If there is a gulf between the politics of Haynes and Scurr and that of the authors of NHS for Sale, there is also some common ground – that the health service does not have anything like the resources it needs. But the take-no-prisoners tone of Jacky Davis, John Lister and David Wrigley is a million miles from the chatty hotch-potch that is Doctors Dissected. These three doctors are activists and either founders or core members of the campaigning group Keep Our NHS Public. Their book is political, timed for the election. It is a denunciation, mostly of the Tory handling of the NHS, with added scorn for the role of the Liberal Democrats, but also of Labour’s legacy. This is soapbox stuff, in which politicians – most often Andrew Lansley but also Jeremy Hunt and David Cameron – are accused of deliberately deceiving the general public.
It will appeal to those who already believe that our coalition government is intent on wholescale privatisation of the NHS. Others may pull back from its tub-thumping certainties, even if they, too, are anxious about the direction of travel. The detailed account of the genesis and problems of the Health and Social Care Act that Lansley introduced in 2012, in the face of Cameron’s assertions that there would be “no more of the tiresome, meddlesome, top-down restructures that have dominated the last decade of the NHS”, is good and the detail of the private contracts that have been agreed – often, as in the case of Hinchingbrooke hospital, with disastrous consequences – is useful. But the negativity of the book is hard to take – the generally respected King’s Fund thinktank gets lambasted almost as much as management consultants McKinsey and it has little time for NHS chief executive Simon Stevens, who actually appears to have got political commitment for more NHS money ahead of the election. Because he used to head the private UnitedHealth in the US, he is viewed as suspect.

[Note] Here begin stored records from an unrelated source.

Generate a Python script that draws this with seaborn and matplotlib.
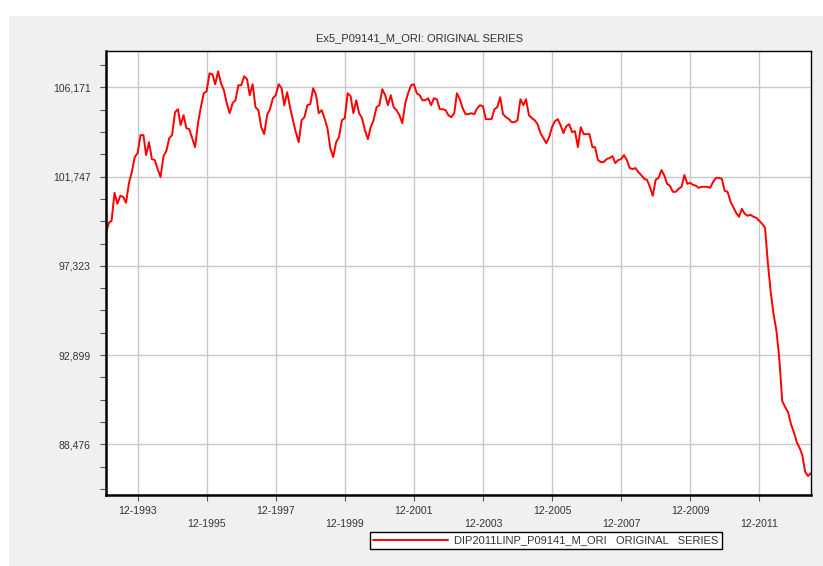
import seaborn as sns
import matplotlib.pyplot as plt
import matplotlib.ticker as mticker
from matplotlib.patches import Rectangle
import pandas as pd

# series info
title = 'Ex5_P09141_M_ORI: ORIGINAL SERIES'
series_label = 'DIP2011LINP_P09141_M_ORI   ORIGINAL   SERIES'
start_month = '1993-01-01'

# monthly values, one row per year (1993 .. 2013)
values = [
    98960, 99455, 99554, 100940, 100396, 100792, 100742, 100445, 101435, 101969, 102711, 102909,
    103798, 103798, 102810, 103452, 102612, 102563, 102118, 101722, 102760, 103007, 103650, 103798,
    104935, 105084, 104293, 104787, 104144, 104095, 103650, 103205, 104392, 105182, 105874, 105973,
    106863, 106814, 106319, 106962, 106369, 106023, 105380, 104886, 105380, 105528, 106270, 106270,
    106715, 106566, 105776, 106319, 105182, 105034, 104194, 103848, 104787, 105084, 105627, 105776,
    106319, 106122, 105281, 105924, 105182, 104540, 103947, 103452, 104540, 104688, 105281, 105331,
    106122, 105776, 104886, 105034, 104639, 104144, 103156, 102711, 103452, 103699, 104540, 104639,
    105874, 105726, 104886, 105528, 104886, 104639, 104046, 103601, 104194, 104540, 105182, 105281,
    106072, 105776, 105281, 105776, 105182, 105034, 104787, 104392, 105380, 105874, 106270, 106319,
    105874, 105776, 105528, 105528, 105627, 105281, 105627, 105578, 105084, 105084, 105034, 104787,
    104688, 104886, 105874, 105578, 105133, 104836, 104836, 104886, 104836, 105133, 105281, 105232,
    104589, 104589, 104589, 105084, 105182, 105677, 104836, 104688, 104589, 104441, 104441, 104540,
    105578, 105281, 105578, 104787, 104639, 104540, 104342, 103897, 103650, 103403, 103699, 104194,
    104490, 104589, 104293, 103897, 104243, 104342, 103947, 103996, 103205, 104194, 103848, 103848,
    103848, 103205, 103205, 102563, 102464, 102464, 102612, 102661, 102760, 102414, 102563, 102612,
    102810, 102563, 102167, 102118, 102167, 101969, 101821, 101633, 101584, 101237, 100792, 101584,
    101683, 102068, 101821, 101386, 101287, 100990, 100990, 101138, 101237, 101821, 101386, 101435,
    101336, 101287, 101188, 101237, 101237, 101237, 101188, 101485, 101683, 101683, 101633, 101039,
    100990, 100495, 100247, 99950, 99752, 100148, 99901, 99802, 99851, 99752, 99703, 99554,
    99406, 99208, 97506, 96021, 94932, 94091, 92701, 90622, 90325, 90078, 89484, 89088,
    88590, 88293, 87946, 87105, 86907, 87055,
]

ytick_values = [88476, 92899, 97323, 101747, 106171]
xtick_years = [1993, 1995, 1997, 1999, 2001, 2003, 2005, 2007, 2009, 2011]

df = pd.DataFrame({
    'date': pd.date_range(start_month, periods=len(values), freq='MS'),
    'value': values,
})

sns.set_style('white')
plt.rcParams['font.family'] = ['Liberation Sans', 'DejaVu Sans']
text_color = '#333333'
grid_color = '#c8c8c8'
font_size = 7.5

fig = plt.figure(figsize=(8.23, 5.66), dpi=100, facecolor='white')
# grey panel behind the chart
fig.patches.append(Rectangle((9 / 823, 0), 1, (566 - 16) / 566, transform=fig.transFigure,
                             facecolor='#f0f0f0', edgecolor='none', zorder=-10))
ax = fig.add_axes([106 / 823, 71 / 566, 705 / 823, 444 / 566])
ax.set_facecolor('white')

sns.lineplot(data=df, x='date', y='value', color='#ff0000', lw=1.4, ax=ax, label=series_label)

ax.set_xlim(df['date'].iloc[0], df['date'].iloc[-1])
ax.set_ylim(85966, 107968)

# y axis
ax.set_yticks(ytick_values)
ax.yaxis.set_major_formatter(mticker.FuncFormatter(lambda v, p: f'{v:,.0f}'))
ax.yaxis.set_minor_locator(mticker.AutoMinorLocator(4))

# x axis, labels staggered on two rows
xticks = [pd.Timestamp(f'{y}-12-01') for y in xtick_years]
xlabels = [f'12-{y}' if k % 2 == 0 else f'\n12-{y}' for k, y in enumerate(xtick_years)]
ax.set_xticks(xticks)
ax.set_xticklabels(xlabels)
plt.setp(ax.get_xticklabels(), linespacing=1.4)

ax.set_xlabel('')
ax.set_ylabel('')

ax.grid(True, which='major', color=grid_color, lw=1)
ax.grid(False, which='minor')

ax.tick_params(axis='both', which='both', direction='out', color='#555555',
               labelsize=font_size, labelcolor=text_color, width=0.8)
ax.tick_params(axis='x', which='major', bottom=True, length=4, pad=4)
ax.tick_params(axis='y', which='both', left=True, length=4, pad=7)

for side, sp in ax.spines.items():
    sp.set_visible(True)
    sp.set_color('black')
    sp.set_linewidth(1.8 if side in ('left', 'bottom') else 1.0)

fig.text(420 / 823, 1 - 38 / 566, title, ha='center', va='center',
         fontsize=8, color=text_color)

leg = ax.legend(loc='center left', bbox_to_anchor=(370 / 823, (566 - 540.5) / 566),
                bbox_transform=fig.transFigure, frameon=True, fancybox=False,
                edgecolor='black', facecolor='white', framealpha=1,
                fontsize=8, handlelength=6.7, handletextpad=0.6,
                borderpad=0.3, borderaxespad=0)
leg.get_frame().set_linewidth(1.0)
for t in leg.get_texts():
    t.set_color(text_color)

plt.savefig('out.png', dpi=100, facecolor=fig.get_facecolor())
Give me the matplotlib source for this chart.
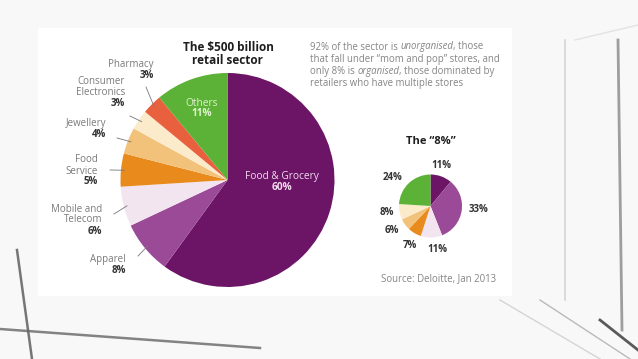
import numpy as np
import matplotlib
matplotlib.use("Agg")
import matplotlib.pyplot as plt
from matplotlib.patches import Rectangle
from matplotlib.lines import Line2D

plt.rcParams['font.family'] = ['Open Sans', 'DejaVu Sans']

# ---------------- data ----------------
big_labels = ["Food & Grocery", "Apparel", "Mobile and\nTelecom", "Food\nService",
              "Jewellery", "Consumer\nElectronics", "Pharmacy", "Others"]
big_values = [60, 8, 6, 5, 4, 3, 3, 11]
big_colors = ["#6C1465", "#9A4A96", "#F2E5F0", "#E88A1C", "#F2C27A", "#FCEBCB", "#E8603E", "#5CB236"]

small_values = [11, 33, 11, 7, 6, 8, 24]
small_colors = ["#6C1465", "#9A4A96", "#F2E5F0", "#E88A1C", "#F2C27A", "#FCEBCB", "#5CB236"]

title_big = "The $500 billion\nretail sector"
title_small = "The \u201c8%\u201d"
# note paragraph: list of lines, each a list of (text, italic)
note = [
    [("92% of the sector is ", False), ("unorganised", True), (", those", False)],
    [("that fall under \u201cmom and pop\u201d stores, and", False)],
    [("only 8% is ", False), ("organised", True), (", those dominated by", False)],
    [("retailers who have multiple stores", False)],
]
source = "Source: Deloitte, Jan 2013"

W, H = 638, 359
fig = plt.figure(figsize=(W / 100, H / 100), dpi=100, facecolor="#f9f9f9")
ax = fig.add_axes([0, 0, 1, 1])
ax.set_xlim(0, W)
ax.set_ylim(0, H)
ax.axis("off")

def Y(y):
    return H - y

# background decoration
ax.add_patch(Rectangle((0, 0), W, H, facecolor="#f8f8f8", edgecolor="none", zorder=0))
ax.add_patch(Rectangle((38, Y(296)), 474, 268, facecolor="white", edgecolor="none", zorder=0.5))
for (x0, y0, x1, y1, c, lw) in [
    (17, 250, 32, 359, "#555555", 1.8),
    (0, 329, 260, 348, "#666666", 1.8),
    (565, 40, 565, 300, "#cccccc", 1.2),
    (618, 40, 622, 330, "#888888", 2.0),
    (575, 40, 638, 25, "#dddddd", 1.0),
    (500, 300, 600, 359, "#cccccc", 1.0),
    (540, 300, 630, 359, "#aaaaaa", 1.0),
    (600, 320, 638, 350, "#333333", 2.0),
]:
    ax.add_line(Line2D([x0, x1], [Y(y0), Y(y1)], color=c, lw=lw, zorder=0.3, alpha=0.8))

# ---------------- big pie ----------------
cx, cy, R = 227.5, Y(180), 107
ax.pie(big_values, colors=big_colors, startangle=90, counterclock=False,
       center=(cx, cy), radius=R, frame=True,
       wedgeprops=dict(linewidth=0, edgecolor="none"))

# ---------------- small pie ----------------
scx, scy, sR = 430.5, Y(206), 31.5
ax.pie(small_values, colors=small_colors, startangle=90, counterclock=False,
       center=(scx, scy), radius=sR, frame=True,
       wedgeprops=dict(linewidth=0, edgecolor="none"))

ax.set_xlim(0, W)
ax.set_ylim(0, H)
ax.set_aspect("auto")
ax.axis("off")

GRAY = "#7a7a7a"
DARK = "#333333"
fs = 7

# titles
ax.text(228, Y(54), title_big, ha="center", va="center", fontsize=8.5,
        fontweight="bold", color="#1e1e1e", linespacing=0.95)
ax.text(431, Y(142), title_small, ha="center", va="center", fontsize=8,
        fontweight="bold", color="#1e1e1e")

# note paragraph with italic words
renderer = fig.canvas.get_renderer()
for i, segs in enumerate(note):
    x = 310
    for txt, it in segs:
        t = ax.text(x, Y(47 + 12.2 * i), txt, ha="left", va="center", fontsize=6.9,
                    color="#858585", style="italic" if it else "normal")
        bb = t.get_window_extent(renderer=renderer)
        x += bb.width

ax.text(496, Y(279), source, ha="right", va="center", fontsize=6.9, color="#858585")

# big pie labels
cum = np.cumsum([0] + big_values[:-1])
def edge_point(i, r=1.0):
    mid = cum[i] + big_values[i] / 2
    ang = np.deg2rad(90 - 360 * mid / 100)
    return cx + R * r * np.cos(ang), cy + R * r * np.sin(ang)

label_pos = {
    1: (126, 259.3),
    2: (102.5, 209),
    3: (97.6, 160),
    4: (106.6, 123.3),
    5: (125, 81.7),
    6: (153.8, 65),
}
leader_start = {
    1: (138, 256),
    2: (114, 214),
    3: (110, 170),
    4: (117, 138),
    5: (130, 116),
    6: (146, 87),
}
for i, (xr, y0) in label_pos.items():
    name_lines = big_labels[i].split("\n")
    for k, nl in enumerate(name_lines):
        ax.text(xr, Y(y0 + 11 * k), nl, ha="right", va="center", fontsize=fs, color=GRAY)
    ax.text(xr, Y(y0 + 11 * len(name_lines)), f"{big_values[i]}%", ha="right", va="center",
            fontsize=fs, fontweight="bold", color=DARK)
    ex, ey = edge_point(i, 0.97)
    sx, sy = leader_start[i]
    ax.add_line(Line2D([sx, ex], [Y(sy), ey], color="#777777", lw=0.6, zorder=1))

# inside labels
ax.text(201.5, Y(103), "Others", ha="center", va="center", fontsize=fs + 0.3, color="#dff2cf")
ax.text(201.5, Y(114), f"{big_values[7]}%", ha="center", va="center", fontsize=fs + 0.3,
        fontweight="bold", color="#dff2cf")
ax.text(282, Y(176.7), "Food & Grocery", ha="center", va="center", fontsize=fs + 0.3, color="#f3dcf0")
ax.text(282, Y(187.7), f"{big_values[0]}%", ha="center", va="center", fontsize=fs + 0.3,
        fontweight="bold", color="#f3dcf0")

# small pie labels
small_label_pos = [(441, 165), (479, 210), (437.3, 249.3), (410, 245), (391.8, 230.7),
                   (386.5, 212.3), (392.6, 177.7)]
for v, (x, y) in zip(small_values, small_label_pos):
    ax.text(x, Y(y), f"{v}%", ha="center", va="center", fontsize=fs, fontweight="bold", color=DARK)

fig.savefig("out.png", dpi=100, facecolor=fig.get_facecolor())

While warnings about privatisation need to be heard, the book takes no real account of the pressures on every health service in the world today. The number of elderly people needing health and social care is outstripping every country’s ability to cope, and expectations have soared as treatments have improved. More money is most definitely needed and top-down change is a disaster – that much is true. Reconfiguration is a dirty word in this book, but the NHS, just like every other health service, surely needs to evolve to meet the needs of today’s and tomorrow’s patients.